Retype only what runs from the beginning of the data through the line with "plt.rcParams['mathtext.it'] = 'Liberation"; please omit the pictures and keep every line exact.

# [Given data]
= = = = =

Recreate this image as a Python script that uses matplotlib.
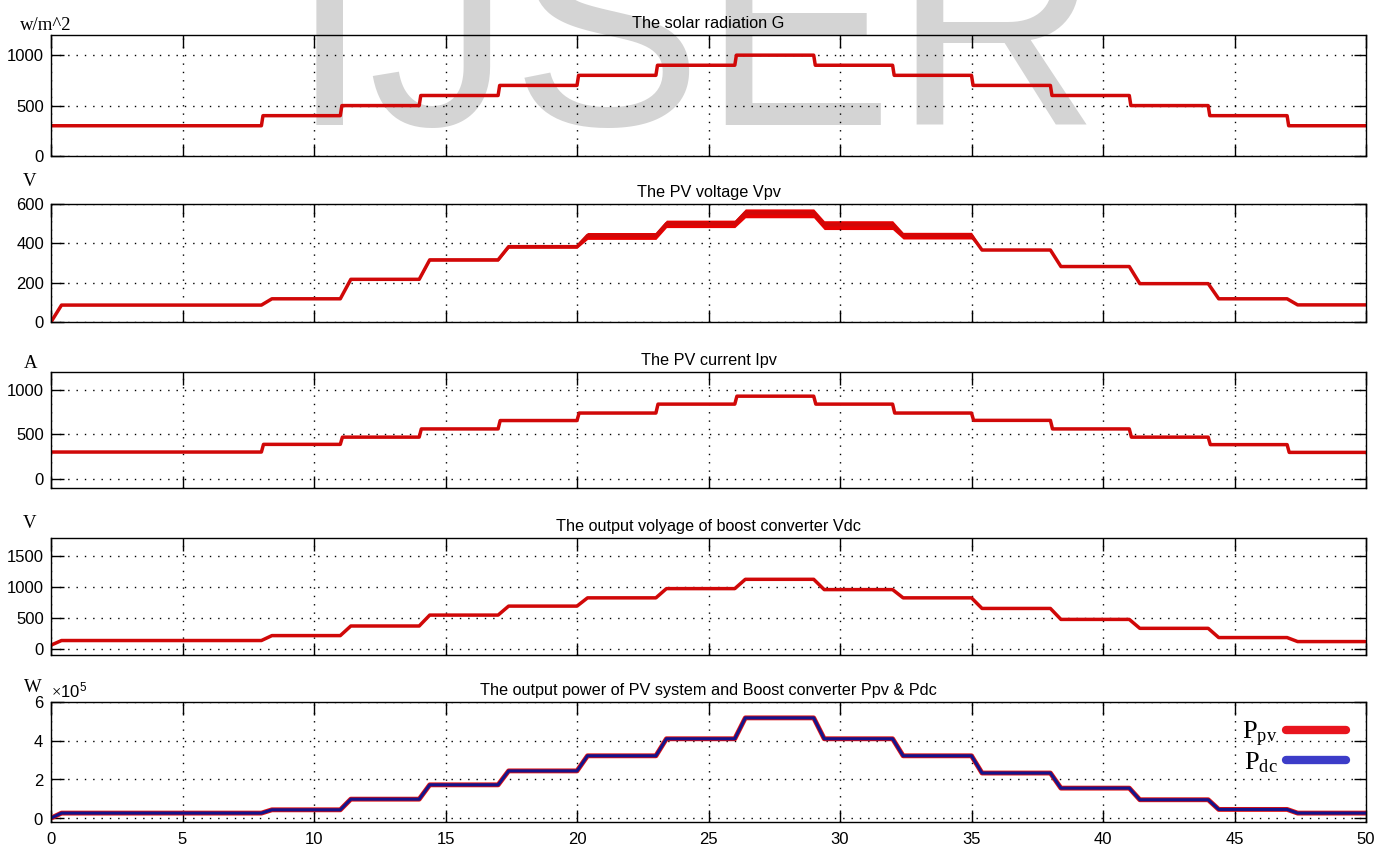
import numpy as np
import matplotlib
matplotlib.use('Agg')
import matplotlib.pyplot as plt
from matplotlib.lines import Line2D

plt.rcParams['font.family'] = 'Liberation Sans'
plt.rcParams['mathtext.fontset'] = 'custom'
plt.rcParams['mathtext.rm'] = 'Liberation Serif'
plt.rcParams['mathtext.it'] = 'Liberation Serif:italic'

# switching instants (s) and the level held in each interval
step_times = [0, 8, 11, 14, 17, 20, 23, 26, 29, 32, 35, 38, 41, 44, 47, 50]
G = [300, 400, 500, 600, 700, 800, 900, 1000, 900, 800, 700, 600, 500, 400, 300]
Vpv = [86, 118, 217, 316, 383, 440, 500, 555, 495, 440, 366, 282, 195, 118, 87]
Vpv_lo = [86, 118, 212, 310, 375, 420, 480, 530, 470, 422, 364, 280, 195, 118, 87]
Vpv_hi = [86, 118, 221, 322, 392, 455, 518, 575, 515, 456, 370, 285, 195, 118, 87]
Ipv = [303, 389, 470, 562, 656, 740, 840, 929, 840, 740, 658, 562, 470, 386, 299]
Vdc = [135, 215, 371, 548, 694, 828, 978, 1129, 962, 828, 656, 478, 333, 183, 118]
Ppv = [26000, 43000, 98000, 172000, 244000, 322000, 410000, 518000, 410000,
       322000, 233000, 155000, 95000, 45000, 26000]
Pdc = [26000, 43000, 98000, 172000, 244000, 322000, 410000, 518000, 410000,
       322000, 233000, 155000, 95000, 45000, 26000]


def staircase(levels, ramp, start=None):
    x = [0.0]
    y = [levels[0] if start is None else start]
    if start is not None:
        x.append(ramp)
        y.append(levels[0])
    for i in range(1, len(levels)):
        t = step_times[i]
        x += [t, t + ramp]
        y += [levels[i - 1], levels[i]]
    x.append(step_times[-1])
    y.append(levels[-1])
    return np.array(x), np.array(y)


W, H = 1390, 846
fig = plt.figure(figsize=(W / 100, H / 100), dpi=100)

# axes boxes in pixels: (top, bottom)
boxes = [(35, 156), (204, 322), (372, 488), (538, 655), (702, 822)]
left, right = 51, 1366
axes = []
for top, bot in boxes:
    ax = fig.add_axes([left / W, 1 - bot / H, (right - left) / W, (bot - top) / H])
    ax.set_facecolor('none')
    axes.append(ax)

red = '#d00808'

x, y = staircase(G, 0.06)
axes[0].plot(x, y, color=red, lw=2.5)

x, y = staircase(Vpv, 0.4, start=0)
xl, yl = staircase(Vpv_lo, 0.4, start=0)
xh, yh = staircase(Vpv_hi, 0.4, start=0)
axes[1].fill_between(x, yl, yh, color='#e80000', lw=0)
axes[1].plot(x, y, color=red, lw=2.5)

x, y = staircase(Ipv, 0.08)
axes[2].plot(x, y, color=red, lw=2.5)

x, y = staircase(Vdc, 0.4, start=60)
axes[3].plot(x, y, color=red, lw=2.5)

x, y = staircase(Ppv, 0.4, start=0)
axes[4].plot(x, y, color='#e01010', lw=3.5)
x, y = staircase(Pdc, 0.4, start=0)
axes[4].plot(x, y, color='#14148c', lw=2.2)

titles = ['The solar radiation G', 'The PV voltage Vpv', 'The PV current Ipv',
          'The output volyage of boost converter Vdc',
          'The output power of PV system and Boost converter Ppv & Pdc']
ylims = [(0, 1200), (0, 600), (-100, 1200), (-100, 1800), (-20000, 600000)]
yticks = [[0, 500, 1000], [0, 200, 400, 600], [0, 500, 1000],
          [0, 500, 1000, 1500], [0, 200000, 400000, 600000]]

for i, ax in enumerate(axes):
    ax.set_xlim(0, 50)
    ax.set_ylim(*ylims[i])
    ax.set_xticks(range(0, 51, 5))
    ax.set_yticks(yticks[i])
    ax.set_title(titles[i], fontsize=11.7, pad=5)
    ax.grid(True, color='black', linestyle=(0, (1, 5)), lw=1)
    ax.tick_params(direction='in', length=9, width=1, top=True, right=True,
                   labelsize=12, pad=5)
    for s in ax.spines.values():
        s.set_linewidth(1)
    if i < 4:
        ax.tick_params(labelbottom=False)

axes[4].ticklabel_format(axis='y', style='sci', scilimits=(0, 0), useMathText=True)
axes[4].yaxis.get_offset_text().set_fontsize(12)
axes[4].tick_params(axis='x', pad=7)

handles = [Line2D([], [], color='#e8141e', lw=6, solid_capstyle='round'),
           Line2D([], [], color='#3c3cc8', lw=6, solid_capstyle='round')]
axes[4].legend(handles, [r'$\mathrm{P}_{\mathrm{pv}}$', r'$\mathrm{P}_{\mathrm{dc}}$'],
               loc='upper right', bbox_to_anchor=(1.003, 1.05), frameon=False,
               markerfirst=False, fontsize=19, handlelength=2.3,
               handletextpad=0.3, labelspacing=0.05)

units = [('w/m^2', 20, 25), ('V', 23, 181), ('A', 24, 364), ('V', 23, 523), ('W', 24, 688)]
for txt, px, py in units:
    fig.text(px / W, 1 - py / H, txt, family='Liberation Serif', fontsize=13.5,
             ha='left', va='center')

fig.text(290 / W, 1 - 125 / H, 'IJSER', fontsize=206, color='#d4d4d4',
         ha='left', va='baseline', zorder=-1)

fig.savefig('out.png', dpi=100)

= = = = =

# [Solution to this task]
Recreate this image as a Python script that uses matplotlib.
import numpy as np
import matplotlib
matplotlib.use('Agg')
import matplotlib.pyplot as plt
from matplotlib.lines import Line2D

plt.rcParams['font.family'] = 'Liberation Sans'
plt.rcParams['mathtext.fontset'] = 'custom'
plt.rcParams['mathtext.rm'] = 'Liberation Serif'
plt.rcParams['mathtext.it'] = 'Liberation Serif:italic'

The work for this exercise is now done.